Among the 10 films on the screening list this year are “Scary Mother” by Ana Urushadze, which won the best film award in Locarno International Film Festival 2017, Sarajevo Film Festival 2017, and El Gouna Film Festival 2017.
“Adama,” a French animated drama film directed by Simon Rouby, is also featured. The film tells the story of a young West African boy who sets off across Europe in search of his older brother during World War I. It was nominated for César Awards in 2016 and the best feature film award from Annecy International Animated Film Festival 2015.
Seven films will feature in the Documentary Rendez Vous section, which will include a special selection of short Irish documentaries.
The seven films include American documentary “I Am Not Your Negro” about writer James Baldwin, which was nominated for the Best Documentary Feature award at the Oscars this year.
The French documentary “Plot 35,” which was nominated for the Golden Eye award at Cannes this year, will also feature in this section. The film explores director Eric Caravaca’s own family history.

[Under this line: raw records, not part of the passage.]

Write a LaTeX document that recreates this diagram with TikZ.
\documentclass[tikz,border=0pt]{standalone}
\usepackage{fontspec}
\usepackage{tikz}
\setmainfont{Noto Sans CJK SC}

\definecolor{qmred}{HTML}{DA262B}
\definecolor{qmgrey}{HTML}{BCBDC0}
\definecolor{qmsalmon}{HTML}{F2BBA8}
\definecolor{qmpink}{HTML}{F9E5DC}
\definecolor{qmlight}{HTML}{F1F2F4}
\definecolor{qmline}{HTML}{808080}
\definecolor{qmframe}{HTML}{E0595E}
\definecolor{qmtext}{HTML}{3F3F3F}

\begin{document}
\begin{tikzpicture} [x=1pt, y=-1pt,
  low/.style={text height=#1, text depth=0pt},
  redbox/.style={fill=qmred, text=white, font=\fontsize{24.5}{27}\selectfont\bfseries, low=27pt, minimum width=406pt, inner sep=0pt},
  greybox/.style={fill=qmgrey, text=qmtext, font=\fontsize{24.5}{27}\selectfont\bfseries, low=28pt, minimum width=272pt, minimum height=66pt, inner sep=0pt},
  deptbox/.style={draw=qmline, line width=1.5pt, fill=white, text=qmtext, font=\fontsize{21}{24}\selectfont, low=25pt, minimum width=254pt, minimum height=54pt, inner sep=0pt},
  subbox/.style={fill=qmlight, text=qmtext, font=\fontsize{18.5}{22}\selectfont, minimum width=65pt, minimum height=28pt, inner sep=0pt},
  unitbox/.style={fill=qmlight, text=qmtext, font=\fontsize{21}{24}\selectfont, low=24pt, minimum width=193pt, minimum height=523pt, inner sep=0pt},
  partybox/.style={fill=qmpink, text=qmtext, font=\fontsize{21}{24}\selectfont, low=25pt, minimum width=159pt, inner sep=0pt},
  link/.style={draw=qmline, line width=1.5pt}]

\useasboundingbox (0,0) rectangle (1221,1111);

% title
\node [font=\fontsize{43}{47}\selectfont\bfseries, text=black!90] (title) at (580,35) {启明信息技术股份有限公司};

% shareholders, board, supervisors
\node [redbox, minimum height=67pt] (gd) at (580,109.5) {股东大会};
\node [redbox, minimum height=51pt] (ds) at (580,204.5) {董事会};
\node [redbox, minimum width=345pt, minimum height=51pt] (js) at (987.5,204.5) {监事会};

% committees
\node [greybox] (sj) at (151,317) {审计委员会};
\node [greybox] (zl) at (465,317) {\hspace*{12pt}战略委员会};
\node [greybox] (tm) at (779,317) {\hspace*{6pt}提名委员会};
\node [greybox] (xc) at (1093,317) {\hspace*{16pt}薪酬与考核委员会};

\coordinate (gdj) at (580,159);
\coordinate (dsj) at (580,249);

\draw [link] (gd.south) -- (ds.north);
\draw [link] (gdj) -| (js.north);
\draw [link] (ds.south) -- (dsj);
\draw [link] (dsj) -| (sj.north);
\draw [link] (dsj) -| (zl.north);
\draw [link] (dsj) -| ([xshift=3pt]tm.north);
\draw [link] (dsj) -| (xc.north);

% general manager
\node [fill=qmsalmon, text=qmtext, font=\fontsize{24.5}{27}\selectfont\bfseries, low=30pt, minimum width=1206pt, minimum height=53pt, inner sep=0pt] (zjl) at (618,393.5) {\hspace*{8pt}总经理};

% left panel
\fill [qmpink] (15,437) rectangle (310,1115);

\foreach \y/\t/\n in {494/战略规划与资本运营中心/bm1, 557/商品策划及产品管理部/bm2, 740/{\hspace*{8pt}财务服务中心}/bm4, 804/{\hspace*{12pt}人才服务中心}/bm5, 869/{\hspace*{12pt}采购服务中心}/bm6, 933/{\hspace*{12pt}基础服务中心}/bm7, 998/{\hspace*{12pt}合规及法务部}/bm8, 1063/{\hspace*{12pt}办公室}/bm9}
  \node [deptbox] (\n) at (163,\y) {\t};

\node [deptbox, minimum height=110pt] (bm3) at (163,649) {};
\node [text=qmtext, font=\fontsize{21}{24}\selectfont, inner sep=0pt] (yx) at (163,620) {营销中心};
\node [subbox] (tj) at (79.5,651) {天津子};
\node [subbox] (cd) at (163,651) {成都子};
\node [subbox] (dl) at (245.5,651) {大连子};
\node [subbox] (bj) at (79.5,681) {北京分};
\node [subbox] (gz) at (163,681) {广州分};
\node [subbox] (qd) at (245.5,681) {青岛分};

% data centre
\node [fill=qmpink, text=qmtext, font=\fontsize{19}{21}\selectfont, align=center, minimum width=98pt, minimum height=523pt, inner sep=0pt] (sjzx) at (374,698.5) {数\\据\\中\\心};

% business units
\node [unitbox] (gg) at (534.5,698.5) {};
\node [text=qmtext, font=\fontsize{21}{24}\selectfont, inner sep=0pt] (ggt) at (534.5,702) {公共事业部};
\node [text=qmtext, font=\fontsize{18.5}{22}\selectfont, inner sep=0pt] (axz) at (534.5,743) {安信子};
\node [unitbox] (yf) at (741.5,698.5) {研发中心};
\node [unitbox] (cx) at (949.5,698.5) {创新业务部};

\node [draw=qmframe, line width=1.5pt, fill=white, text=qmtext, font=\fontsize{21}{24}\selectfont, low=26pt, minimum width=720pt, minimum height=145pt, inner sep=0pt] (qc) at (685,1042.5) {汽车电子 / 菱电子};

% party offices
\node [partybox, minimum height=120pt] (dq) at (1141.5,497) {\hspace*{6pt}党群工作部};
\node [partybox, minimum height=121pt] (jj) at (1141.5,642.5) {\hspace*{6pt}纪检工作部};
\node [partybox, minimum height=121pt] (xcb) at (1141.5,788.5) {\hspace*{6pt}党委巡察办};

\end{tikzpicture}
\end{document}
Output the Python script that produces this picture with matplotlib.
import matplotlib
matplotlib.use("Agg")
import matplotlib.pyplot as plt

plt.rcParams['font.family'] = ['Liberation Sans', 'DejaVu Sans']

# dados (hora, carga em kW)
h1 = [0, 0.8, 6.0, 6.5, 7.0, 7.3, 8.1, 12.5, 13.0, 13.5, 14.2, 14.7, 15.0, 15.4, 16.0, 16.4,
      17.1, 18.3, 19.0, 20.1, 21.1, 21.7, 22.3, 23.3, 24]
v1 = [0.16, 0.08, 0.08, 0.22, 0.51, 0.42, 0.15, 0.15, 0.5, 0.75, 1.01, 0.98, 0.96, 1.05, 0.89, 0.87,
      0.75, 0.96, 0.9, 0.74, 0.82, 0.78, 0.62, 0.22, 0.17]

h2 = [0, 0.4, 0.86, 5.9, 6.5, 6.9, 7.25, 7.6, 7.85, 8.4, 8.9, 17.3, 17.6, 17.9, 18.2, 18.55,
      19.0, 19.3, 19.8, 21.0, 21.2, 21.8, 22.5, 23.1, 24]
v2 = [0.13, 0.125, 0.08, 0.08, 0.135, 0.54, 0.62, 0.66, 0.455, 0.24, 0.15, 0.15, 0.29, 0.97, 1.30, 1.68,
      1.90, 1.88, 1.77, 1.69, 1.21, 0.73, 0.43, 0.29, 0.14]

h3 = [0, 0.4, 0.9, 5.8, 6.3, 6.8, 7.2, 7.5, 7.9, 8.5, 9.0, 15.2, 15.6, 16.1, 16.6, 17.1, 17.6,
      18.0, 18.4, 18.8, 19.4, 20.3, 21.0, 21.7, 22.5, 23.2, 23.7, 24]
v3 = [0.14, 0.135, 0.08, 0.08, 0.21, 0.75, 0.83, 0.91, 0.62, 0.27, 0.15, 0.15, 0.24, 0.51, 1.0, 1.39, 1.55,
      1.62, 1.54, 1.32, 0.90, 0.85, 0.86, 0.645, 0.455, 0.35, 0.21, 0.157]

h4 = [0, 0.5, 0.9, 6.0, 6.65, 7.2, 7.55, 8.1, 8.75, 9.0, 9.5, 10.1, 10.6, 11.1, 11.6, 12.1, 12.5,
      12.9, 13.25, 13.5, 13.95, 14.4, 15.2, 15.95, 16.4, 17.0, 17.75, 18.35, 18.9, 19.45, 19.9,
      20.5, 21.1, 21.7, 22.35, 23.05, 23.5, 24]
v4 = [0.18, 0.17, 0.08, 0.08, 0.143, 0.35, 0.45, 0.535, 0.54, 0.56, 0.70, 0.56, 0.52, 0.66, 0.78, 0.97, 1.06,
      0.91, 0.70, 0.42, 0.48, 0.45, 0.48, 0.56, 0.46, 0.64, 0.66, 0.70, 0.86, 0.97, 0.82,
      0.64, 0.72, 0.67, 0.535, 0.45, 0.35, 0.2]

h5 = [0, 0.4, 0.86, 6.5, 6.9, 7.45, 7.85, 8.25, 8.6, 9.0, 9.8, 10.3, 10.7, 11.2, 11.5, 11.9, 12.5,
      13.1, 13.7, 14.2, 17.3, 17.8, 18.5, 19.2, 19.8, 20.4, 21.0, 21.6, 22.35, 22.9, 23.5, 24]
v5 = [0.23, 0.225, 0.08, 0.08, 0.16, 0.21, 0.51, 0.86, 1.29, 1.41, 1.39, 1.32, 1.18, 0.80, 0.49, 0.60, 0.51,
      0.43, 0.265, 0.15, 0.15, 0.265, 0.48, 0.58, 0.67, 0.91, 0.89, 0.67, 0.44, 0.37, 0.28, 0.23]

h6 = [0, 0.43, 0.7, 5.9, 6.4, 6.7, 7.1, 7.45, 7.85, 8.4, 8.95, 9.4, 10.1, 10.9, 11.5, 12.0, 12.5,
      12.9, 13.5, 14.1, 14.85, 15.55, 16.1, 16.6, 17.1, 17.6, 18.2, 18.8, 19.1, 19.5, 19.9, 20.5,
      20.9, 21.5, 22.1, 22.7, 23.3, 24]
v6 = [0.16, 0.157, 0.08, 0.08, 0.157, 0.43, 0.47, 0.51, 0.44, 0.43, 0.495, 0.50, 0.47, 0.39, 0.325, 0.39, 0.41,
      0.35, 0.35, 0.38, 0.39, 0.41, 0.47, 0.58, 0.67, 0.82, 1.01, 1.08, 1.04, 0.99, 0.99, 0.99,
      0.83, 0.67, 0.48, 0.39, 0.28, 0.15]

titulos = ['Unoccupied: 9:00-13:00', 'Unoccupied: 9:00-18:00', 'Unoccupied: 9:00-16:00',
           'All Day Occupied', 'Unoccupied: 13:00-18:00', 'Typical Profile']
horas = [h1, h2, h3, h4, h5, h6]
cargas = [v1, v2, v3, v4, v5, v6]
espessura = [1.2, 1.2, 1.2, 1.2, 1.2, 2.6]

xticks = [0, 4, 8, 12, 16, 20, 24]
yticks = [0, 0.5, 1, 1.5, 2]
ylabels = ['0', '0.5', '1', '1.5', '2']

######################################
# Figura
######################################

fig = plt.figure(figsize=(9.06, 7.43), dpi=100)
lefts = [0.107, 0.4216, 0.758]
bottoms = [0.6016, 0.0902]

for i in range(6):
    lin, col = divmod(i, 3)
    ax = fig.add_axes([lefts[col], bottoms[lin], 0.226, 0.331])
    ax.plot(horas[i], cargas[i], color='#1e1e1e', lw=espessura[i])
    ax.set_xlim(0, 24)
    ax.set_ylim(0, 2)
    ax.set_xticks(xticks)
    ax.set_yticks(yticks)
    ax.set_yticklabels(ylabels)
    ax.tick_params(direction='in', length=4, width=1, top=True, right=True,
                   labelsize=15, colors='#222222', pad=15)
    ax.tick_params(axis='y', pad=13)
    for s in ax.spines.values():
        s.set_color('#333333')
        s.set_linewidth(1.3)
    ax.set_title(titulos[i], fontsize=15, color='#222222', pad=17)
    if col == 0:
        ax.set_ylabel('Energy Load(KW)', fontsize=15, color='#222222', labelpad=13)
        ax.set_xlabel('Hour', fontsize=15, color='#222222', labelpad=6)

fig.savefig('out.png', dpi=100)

The Carte Blanche section was first introduced at the seventh Panorama, with the aim of presenting three Egyptian filmmakers’ European film choices.
This year, ‘Breaking The Waves,” directed by Lars Von Trier, was chosen by director Kamla Abu Zekry. “Belle de Jour.” by Luis Buñuel was selected by director Ali Badrakhan. The third film, chosen by local director Tamer El Said, is “Eternity and a Day,” by Greek director Theo Angelopoulos.
It has also become an annual tradition at the Panorama to feature an artistic, in-depth look at the reality of a European city via a careful selection of a number of films, and this year, London will be the city on display, under the title “Mysterious London.”
In partnership with the British Council, this year’s Urban Lens section focuses on the gloomy streets of the British capital, via a selection of dark movies that feature the city. The three films are Frenzy (1972) by Alfred Hitchcock; Night and the City (1950) by Jules Dassin; and Sapphire (1959) by Basil Dearden.
The Panorama of the European Film is an annual event that was launched by Misr International Films in 2004, and was incorporated under Zawya in 2014.
The Panorama of the European Film takes place under the auspices of the Ministry of Culture and the Egyptian Film Center, and is funded by the European Union, the British Council, the Goethe Institute, the French Institute, the Italian Cultural Institute, alongside the embassies of Ireland, Holland, Sweden, and Portugal.